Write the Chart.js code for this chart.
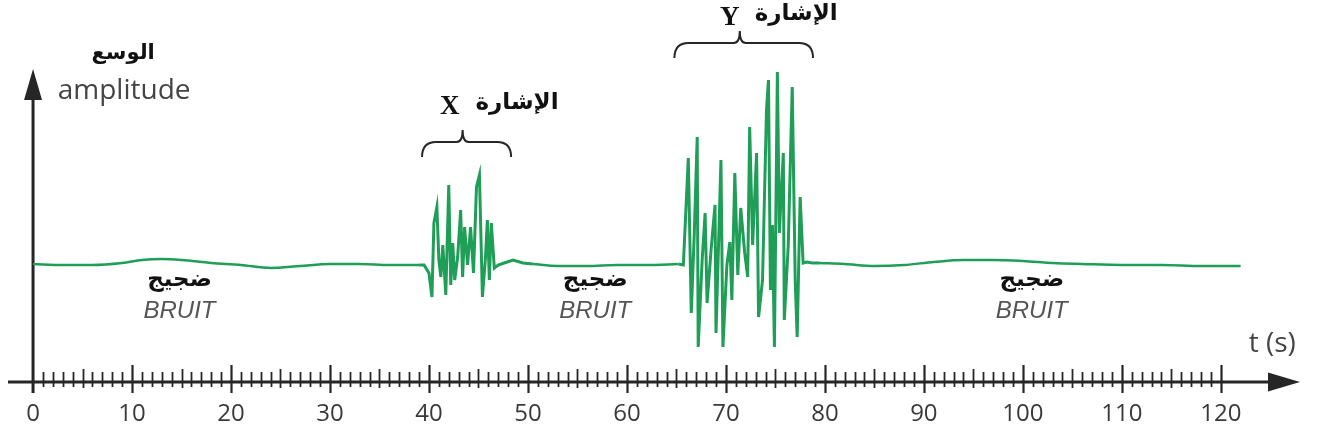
<!DOCTYPE html>
<html>
<head>
<meta charset="utf-8">
<title>Signal X / Y - amplitude</title>
<script src="https://cdn.jsdelivr.net/npm/chart.js@4.4.1/dist/chart.umd.min.js"></script>
<style>
  html, body { margin: 0; padding: 0; background: #fff; }
  #wrap { width: 1317px; height: 441px; position: relative; }
</style>
</head>
<body>
<div id="wrap"><canvas id="sigChart"></canvas></div>
<script>
// ==========================
// DATA (t in s, amplitude in arbitrary units, 0 = rest level)
// ==========================
const bruit1Time = [0, 3, 6, 9, 11, 13, 15, 18, 21, 24, 27, 30, 33, 36, 39];
const bruit1Amp  = [0.1, 0, 0, 0.2, 0.5, 0.6, 0.5, 0.2, 0, -0.3, -0.1, 0.1, 0.1, 0, 0];

const signalXTime = [39.5, 40.0, 40.3, 40.5, 40.8, 41.0, 41.2, 41.4, 41.7, 42.0, 42.2, 42.4, 42.6, 42.9,
                     43.2, 43.4, 43.6, 43.9, 44.2, 44.5, 44.8, 45.1, 45.4, 45.7, 45.9, 46.1, 46.3, 46.6,
                     47.0, 47.6, 48.5, 49.5];
const signalXAmp  = [0, -0.8, -3.2, 4.2, 5.8, 0.5, -1.2, 2.0, -3.0, 8.0, -2.0, 2.2, -1.5, 0.8,
                     5.5, -1.2, 3.8, 0.0, 3.8, -0.8, 7.8, 9.0, -3.2, 0.6, 4.5, -1.5, 4.2, -0.3,
                     0.0, 0.2, 0.5, 0.2];

const bruit2Time = [50.5, 53, 56, 59, 62, 65.2];
const bruit2Amp  = [0.1, -0.1, -0.1, 0, 0, 0.1];

const signalYTime = [65.7, 66.2, 66.5, 66.8, 67.1, 67.2, 67.6, 67.9, 68.1, 68.5, 68.9, 69.0, 69.5, 69.7,
                     70.1, 70.4, 70.6, 70.9, 71.2, 71.5, 71.9, 72.2, 72.4, 72.7, 73.1, 73.3, 73.7, 74.1,
                     74.3, 74.5, 74.7, 74.9, 75.2, 75.4, 75.8, 75.9, 76.3, 76.7, 77.0, 77.2, 77.5, 77.8,
                     78.2, 78.7];
const signalYAmp  = [0, 10.7, -4.8, 3.0, 12.8, -8.2, 0.5, 5.2, -3.8, 1.5, 6.0, -6.8, 10.5, -8.2,
                     0.0, 2.3, -3.5, 9.2, -1.0, 5.7, 1.2, -1.2, 13.8, 2.0, 11.2, -5.2, -1.5, 15.5,
                     18.5, -2.5, 4.0, -8.2, 19.3, 3.2, 11.2, -5.5, 2.0, 17.8, -1.5, -7.2, 6.8, 0.2,
                     0.3, 0.2];

const bruit3Time = [79.5, 82, 85, 88, 91, 94, 97, 100, 103, 106, 110, 114, 118, 122];
const bruit3Amp  = [0.2, 0.1, -0.1, 0, 0.3, 0.5, 0.5, 0.4, 0.2, 0.1, 0, 0, -0.1, -0.1];

// graduations of the time axis
const tickValues = Array.from({ length: 121 }, (_, i) => i);   // 0 .. 120 s, every second
const labelEvery = 10;

// annotations
const bruitLabels  = [['ضجيج', 'BRUIT', 14.8], ['ضجيج', 'BRUIT', 56.8], ['ضجيج', 'BRUIT', 100.9]];
const signalLabels = [
    { name: 'X', word: 'الإشارة', t0: 39.3, t1: 48.3, tc: 43.4, yEnd: 10.8, yMid: 12.3, yTop: 13.5, nameT: 42.1, wordT: 48.9, textY: 15.8 },
    { name: 'Y', word: 'الإشارة', t0: 64.8, t1: 78.8, tc: 71.4, yEnd: 20.7, yMid: 22.2, yTop: 23.4, nameT: 70.4, wordT: 77.1, textY: 24.7 }
];

// ==========================
// BUILD POINTS
// ==========================
function toPoints(times, amps) {
    return times.map((t, i) => ({ x: t, y: amps[i] }));
}
const b1 = toPoints(bruit1Time, bruit1Amp);
const b2 = toPoints(bruit2Time, bruit2Amp);
const b3 = toPoints(bruit3Time, bruit3Amp);
const gap = t => ({ x: t, y: null });

// calm parts (smooth) and bursts (sharp), joined at their ends
const noisePoints = [...b1, gap(44), ...b2, gap(72), ...b3];
const burstPoints = [
    b1[b1.length - 1], ...toPoints(signalXTime, signalXAmp), b2[0],
    gap(58),
    b2[b2.length - 1], ...toPoints(signalYTime, signalYAmp), b3[0]
];

// ==========================
// PLUGIN: arrows, graduations, labels
// ==========================
const axisInk = '#262626';

const axesPlugin = {
    id: 'arrowAxes',
    beforeDatasetsDraw(chart) {
        const { ctx, chartArea, scales: { x, y } } = chart;
        const yAxis = chartArea.bottom;
        const x0 = x.getPixelForValue(0);
        ctx.save();
        ctx.strokeStyle = axisInk;
        ctx.fillStyle = axisInk;

        // horizontal axis + arrow
        ctx.lineWidth = 3;
        ctx.beginPath();
        ctx.moveTo(chartArea.left, yAxis);
        ctx.lineTo(chartArea.right - 20, yAxis);
        ctx.stroke();
        ctx.beginPath();
        ctx.moveTo(chartArea.right, yAxis);
        ctx.lineTo(chartArea.right - 32, yAxis - 9.5);
        ctx.lineTo(chartArea.right - 32, yAxis + 9.5);
        ctx.closePath();
        ctx.fill();

        // vertical axis + arrow
        const yTip = y.getPixelForValue(19.6);
        ctx.beginPath();
        ctx.moveTo(x0, yAxis + 11);
        ctx.lineTo(x0, yTip + 20);
        ctx.stroke();
        ctx.beginPath();
        ctx.moveTo(x0, yTip);
        ctx.lineTo(x0 - 9, yTip + 31);
        ctx.lineTo(x0 + 9, yTip + 31);
        ctx.closePath();
        ctx.fill();

        // graduations
        tickValues.forEach(v => {
            if (v === 0) return;
            const px = Math.round(x.getPixelForValue(v)) + 0.5;
            let up = 10, down = 5;
            ctx.lineWidth = 1.8;
            if (v % labelEvery === 0) { up = 17; down = 11; ctx.lineWidth = 2.2; }
            else if (v % 5 === 0) { up = 13; down = 6; }
            ctx.beginPath();
            ctx.moveTo(px, yAxis - up);
            ctx.lineTo(px, yAxis + down);
            ctx.stroke();
        });
        ctx.restore();
    },
    afterDatasetsDraw(chart) {
        const { ctx, scales: { x, y } } = chart;
        ctx.save();
        ctx.textAlign = 'center';
        ctx.textBaseline = 'middle';

        // axis titles
        ctx.fillStyle = '#111';
        ctx.font = "bold 21px 'DejaVu Sans'";
        ctx.direction = 'rtl';
        ctx.fillText('الوسع', x.getPixelForValue(9.1), y.getPixelForValue(21.1));
        ctx.direction = 'ltr';
        ctx.fillStyle = '#444';
        ctx.font = "28px 'Open Sans'";
        ctx.fillText('amplitude', x.getPixelForValue(9.2), y.getPixelForValue(17.4));
        ctx.fillText('t (s)', x.getPixelForValue(125.2), y.getPixelForValue(-7.9));

        // noise labels
        bruitLabels.forEach(([ar, fr, t]) => {
            ctx.fillStyle = '#111';
            ctx.font = "bold 23px 'DejaVu Sans'";
            ctx.direction = 'rtl';
            ctx.fillText(ar, x.getPixelForValue(t), y.getPixelForValue(-1.5));
            ctx.direction = 'ltr';
            ctx.fillStyle = '#555';
            ctx.font = "italic 24px 'Liberation Sans'";
            ctx.fillText(fr, x.getPixelForValue(t), y.getPixelForValue(-4.6));
        });

        // signal braces + names
        signalLabels.forEach(s => {
            const xa = x.getPixelForValue(s.t0), xb = x.getPixelForValue(s.t1), xc = x.getPixelForValue(s.tc);
            const ye = y.getPixelForValue(s.yEnd), ym = y.getPixelForValue(s.yMid), yt = y.getPixelForValue(s.yTop);
            const r = 14;
            ctx.strokeStyle = axisInk;
            ctx.lineWidth = 2;
            ctx.beginPath();
            ctx.moveTo(xa, ye);
            ctx.quadraticCurveTo(xa, ym, xa + r, ym);
            ctx.lineTo(xc - 6, ym);
            ctx.quadraticCurveTo(xc, ym, xc, yt);
            ctx.quadraticCurveTo(xc, ym, xc + 6, ym);
            ctx.lineTo(xb - r, ym);
            ctx.quadraticCurveTo(xb, ym, xb, ye);
            ctx.stroke();

            ctx.fillStyle = '#111';
            ctx.font = "bold 27px 'Liberation Serif'";
            ctx.fillText(s.name, x.getPixelForValue(s.nameT), y.getPixelForValue(s.textY));
            ctx.font = "bold 23px 'DejaVu Sans'";
            ctx.direction = 'rtl';
            ctx.fillText(s.word, x.getPixelForValue(s.wordT), y.getPixelForValue(s.textY + 0.4));
            ctx.direction = 'ltr';
        });
        ctx.restore();
    }
};

// ==========================
// CHART
// ==========================
new Chart(document.getElementById('sigChart'), {
    type: 'line',
    data: {
        datasets: [
            {
                data: noisePoints,
                borderColor: '#1f9e58',
                borderWidth: 2.5,
                pointRadius: 0,
                cubicInterpolationMode: 'monotone',
                spanGaps: false,
                fill: false
            },
            {
                data: burstPoints,
                borderColor: '#1f9e58',
                borderWidth: 3,
                borderJoinStyle: 'miter',
                pointRadius: 0,
                tension: 0,
                spanGaps: false,
                fill: false
            }
        ]
    },
    options: {
        responsive: true,
        maintainAspectRatio: false,
        animation: false,
        layout: { padding: { left: 8, right: 17, top: 0, bottom: 0 } },
        plugins: { legend: { display: false }, tooltip: { enabled: false } },
        scales: {
            x: {
                type: 'linear',
                min: -2.53,
                max: 128,
                grid: { display: false, drawTicks: false },
                border: { display: false },
                afterBuildTicks: scale => { scale.ticks = tickValues.map(v => ({ value: v })); },
                afterFit: scale => { scale.height = 59; },
                ticks: {
                    autoSkip: false,
                    maxRotation: 0,
                    padding: 18,
                    color: '#3a3a3a',
                    font: { family: 'Open Sans', size: 24 },
                    callback: v => (v % labelEvery === 0 ? String(v) : '')
                }
            },
            y: { display: false, min: -11.7, max: 26.5 }
        }
    },
    plugins: [axesPlugin]
});
</script>
</body>
</html>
════════════════
▶ [Exercise objective]:
Write out each line of the listing above, exactly, from its first line to the line holding "0.1, 0.1, 0, 0];", inclusive. Skip the pictures.

▶ [Exercise solution]:
Write the Chart.js code for this chart.
<!DOCTYPE html>
<html>
<head>
<meta charset="utf-8">
<title>Signal X / Y - amplitude</title>
<script src="https://cdn.jsdelivr.net/npm/chart.js@4.4.1/dist/chart.umd.min.js"></script>
<style>
  html, body { margin: 0; padding: 0; background: #fff; }
  #wrap { width: 1317px; height: 441px; position: relative; }
</style>
</head>
<body>
<div id="wrap"><canvas id="sigChart"></canvas></div>
<script>
// ==========================
// DATA (t in s, amplitude in arbitrary units, 0 = rest level)
// ==========================
const bruit1Time = [0, 3, 6, 9, 11, 13, 15, 18, 21, 24, 27, 30, 33, 36, 39];
const bruit1Amp  = [0.1, 0, 0, 0.2, 0.5, 0.6, 0.5, 0.2, 0, -0.3, -0.1, 0.1, 0.1, 0, 0];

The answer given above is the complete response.